Would you print the material exactly, starting at its first line and ending at the line holding "const yTicks = [0, 0.5, 1, 1.5, 2, 2.5];"?
>> Start DATA LINES
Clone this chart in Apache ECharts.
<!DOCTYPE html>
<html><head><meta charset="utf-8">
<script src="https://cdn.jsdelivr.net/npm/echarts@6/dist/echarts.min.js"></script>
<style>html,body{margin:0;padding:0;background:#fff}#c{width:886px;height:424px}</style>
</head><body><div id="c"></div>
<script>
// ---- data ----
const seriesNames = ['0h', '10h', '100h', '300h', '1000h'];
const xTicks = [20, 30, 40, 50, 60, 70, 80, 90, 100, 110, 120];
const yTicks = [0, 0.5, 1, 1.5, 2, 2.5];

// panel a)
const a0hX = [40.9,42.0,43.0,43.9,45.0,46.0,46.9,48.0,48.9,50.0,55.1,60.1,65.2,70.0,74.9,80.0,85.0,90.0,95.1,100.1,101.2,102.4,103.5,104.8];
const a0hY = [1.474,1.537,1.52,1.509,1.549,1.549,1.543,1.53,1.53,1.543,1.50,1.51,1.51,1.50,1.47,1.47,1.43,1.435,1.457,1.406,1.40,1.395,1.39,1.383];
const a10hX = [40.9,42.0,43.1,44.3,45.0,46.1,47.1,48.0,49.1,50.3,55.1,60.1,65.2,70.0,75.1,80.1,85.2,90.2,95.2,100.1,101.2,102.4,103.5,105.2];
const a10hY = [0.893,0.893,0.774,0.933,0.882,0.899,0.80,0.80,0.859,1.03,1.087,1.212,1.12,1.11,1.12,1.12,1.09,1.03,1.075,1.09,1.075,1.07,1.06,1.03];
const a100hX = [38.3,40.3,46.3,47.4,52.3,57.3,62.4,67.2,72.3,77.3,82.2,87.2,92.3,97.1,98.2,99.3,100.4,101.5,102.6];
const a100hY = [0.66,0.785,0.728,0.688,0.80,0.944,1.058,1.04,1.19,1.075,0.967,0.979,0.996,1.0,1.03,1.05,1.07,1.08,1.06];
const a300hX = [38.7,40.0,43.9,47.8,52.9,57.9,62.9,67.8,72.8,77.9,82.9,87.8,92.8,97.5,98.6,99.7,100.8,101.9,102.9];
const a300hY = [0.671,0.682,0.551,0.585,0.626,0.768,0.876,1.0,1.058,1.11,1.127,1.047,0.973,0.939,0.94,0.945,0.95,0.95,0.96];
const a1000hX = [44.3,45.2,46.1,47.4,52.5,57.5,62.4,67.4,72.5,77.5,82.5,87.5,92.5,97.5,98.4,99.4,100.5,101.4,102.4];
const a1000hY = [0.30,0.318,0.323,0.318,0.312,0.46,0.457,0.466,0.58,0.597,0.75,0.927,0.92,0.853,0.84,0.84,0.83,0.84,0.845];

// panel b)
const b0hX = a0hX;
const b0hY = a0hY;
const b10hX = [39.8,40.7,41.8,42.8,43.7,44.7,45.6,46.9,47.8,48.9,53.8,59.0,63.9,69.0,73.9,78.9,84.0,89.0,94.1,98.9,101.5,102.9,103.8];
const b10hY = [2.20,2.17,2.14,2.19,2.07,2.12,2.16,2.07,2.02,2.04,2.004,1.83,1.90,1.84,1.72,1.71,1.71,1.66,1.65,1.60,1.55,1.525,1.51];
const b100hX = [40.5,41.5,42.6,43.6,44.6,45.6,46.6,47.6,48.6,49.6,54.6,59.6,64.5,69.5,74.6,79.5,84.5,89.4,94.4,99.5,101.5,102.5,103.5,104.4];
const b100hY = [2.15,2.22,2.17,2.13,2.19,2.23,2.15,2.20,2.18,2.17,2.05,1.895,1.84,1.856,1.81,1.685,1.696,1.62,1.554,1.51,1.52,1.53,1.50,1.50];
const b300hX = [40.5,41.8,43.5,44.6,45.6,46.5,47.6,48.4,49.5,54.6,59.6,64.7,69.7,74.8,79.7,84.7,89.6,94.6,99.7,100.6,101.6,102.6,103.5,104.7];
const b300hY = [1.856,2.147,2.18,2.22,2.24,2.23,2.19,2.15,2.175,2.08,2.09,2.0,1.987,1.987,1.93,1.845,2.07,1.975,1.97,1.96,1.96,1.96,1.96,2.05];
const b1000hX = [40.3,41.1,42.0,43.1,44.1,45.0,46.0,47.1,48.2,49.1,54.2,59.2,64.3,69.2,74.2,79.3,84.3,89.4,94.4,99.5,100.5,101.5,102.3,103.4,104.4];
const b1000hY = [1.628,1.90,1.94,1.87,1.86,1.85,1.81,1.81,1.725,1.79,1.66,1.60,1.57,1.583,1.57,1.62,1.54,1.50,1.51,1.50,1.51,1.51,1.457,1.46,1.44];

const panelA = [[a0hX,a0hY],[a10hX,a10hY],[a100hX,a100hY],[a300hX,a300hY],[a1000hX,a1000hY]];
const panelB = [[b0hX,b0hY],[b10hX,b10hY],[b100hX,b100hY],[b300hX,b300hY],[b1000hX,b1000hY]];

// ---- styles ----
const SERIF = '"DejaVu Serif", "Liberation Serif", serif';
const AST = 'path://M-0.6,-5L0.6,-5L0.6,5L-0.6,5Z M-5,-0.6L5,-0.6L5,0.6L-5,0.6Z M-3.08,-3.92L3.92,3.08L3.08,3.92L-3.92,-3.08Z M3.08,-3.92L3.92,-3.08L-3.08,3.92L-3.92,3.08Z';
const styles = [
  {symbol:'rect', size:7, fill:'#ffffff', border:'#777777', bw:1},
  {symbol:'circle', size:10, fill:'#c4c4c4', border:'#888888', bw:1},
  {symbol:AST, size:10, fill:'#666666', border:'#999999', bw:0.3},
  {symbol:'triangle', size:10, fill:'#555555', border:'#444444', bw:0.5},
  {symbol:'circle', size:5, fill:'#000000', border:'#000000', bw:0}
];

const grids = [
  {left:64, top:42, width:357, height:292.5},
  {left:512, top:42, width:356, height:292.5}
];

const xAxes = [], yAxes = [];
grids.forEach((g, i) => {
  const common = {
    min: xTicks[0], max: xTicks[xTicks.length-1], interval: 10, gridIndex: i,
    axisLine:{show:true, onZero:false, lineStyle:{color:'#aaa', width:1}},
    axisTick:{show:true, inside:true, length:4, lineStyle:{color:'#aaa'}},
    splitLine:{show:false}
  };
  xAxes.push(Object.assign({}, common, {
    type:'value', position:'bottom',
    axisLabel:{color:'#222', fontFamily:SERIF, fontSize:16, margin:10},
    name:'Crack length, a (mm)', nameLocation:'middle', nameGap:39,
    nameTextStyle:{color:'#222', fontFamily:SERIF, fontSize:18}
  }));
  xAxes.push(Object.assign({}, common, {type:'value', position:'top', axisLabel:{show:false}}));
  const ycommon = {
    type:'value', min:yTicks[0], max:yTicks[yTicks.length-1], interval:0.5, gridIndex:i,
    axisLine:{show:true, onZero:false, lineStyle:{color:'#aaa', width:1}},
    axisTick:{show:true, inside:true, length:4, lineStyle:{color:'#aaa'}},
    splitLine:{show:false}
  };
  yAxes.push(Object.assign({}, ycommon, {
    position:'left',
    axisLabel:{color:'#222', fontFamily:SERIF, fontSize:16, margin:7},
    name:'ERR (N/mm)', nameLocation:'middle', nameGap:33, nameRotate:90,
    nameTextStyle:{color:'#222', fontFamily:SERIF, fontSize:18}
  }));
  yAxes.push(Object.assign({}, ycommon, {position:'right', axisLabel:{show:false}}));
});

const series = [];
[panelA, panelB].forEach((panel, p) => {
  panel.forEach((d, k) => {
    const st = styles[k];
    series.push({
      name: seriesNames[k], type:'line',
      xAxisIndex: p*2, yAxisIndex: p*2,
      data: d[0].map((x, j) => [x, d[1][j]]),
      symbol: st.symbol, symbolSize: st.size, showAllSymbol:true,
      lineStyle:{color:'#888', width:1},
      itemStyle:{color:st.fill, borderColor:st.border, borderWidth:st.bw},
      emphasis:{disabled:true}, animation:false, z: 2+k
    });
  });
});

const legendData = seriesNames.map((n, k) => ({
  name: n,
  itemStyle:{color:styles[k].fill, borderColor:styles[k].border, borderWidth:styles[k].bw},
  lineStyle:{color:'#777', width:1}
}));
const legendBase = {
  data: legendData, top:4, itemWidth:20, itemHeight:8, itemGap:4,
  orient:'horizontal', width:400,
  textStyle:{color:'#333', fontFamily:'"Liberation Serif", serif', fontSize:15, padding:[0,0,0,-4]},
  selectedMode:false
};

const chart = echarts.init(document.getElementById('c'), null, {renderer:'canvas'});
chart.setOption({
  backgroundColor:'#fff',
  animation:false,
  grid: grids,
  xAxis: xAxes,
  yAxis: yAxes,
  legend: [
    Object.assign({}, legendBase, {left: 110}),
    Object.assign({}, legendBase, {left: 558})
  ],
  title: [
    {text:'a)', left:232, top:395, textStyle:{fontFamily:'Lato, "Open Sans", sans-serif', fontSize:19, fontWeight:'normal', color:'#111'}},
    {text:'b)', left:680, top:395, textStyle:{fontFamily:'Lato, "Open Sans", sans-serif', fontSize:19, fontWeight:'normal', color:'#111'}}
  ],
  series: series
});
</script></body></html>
>> End DATA LINES
* _EXERCISE ANSWER_
Clone this chart in Apache ECharts.
<!DOCTYPE html>
<html><head><meta charset="utf-8">
<script src="https://cdn.jsdelivr.net/npm/echarts@6/dist/echarts.min.js"></script>
<style>html,body{margin:0;padding:0;background:#fff}#c{width:886px;height:424px}</style>
</head><body><div id="c"></div>
<script>
// ---- data ----
const seriesNames = ['0h', '10h', '100h', '300h', '1000h'];
const xTicks = [20, 30, 40, 50, 60, 70, 80, 90, 100, 110, 120];
const yTicks = [0, 0.5, 1, 1.5, 2, 2.5];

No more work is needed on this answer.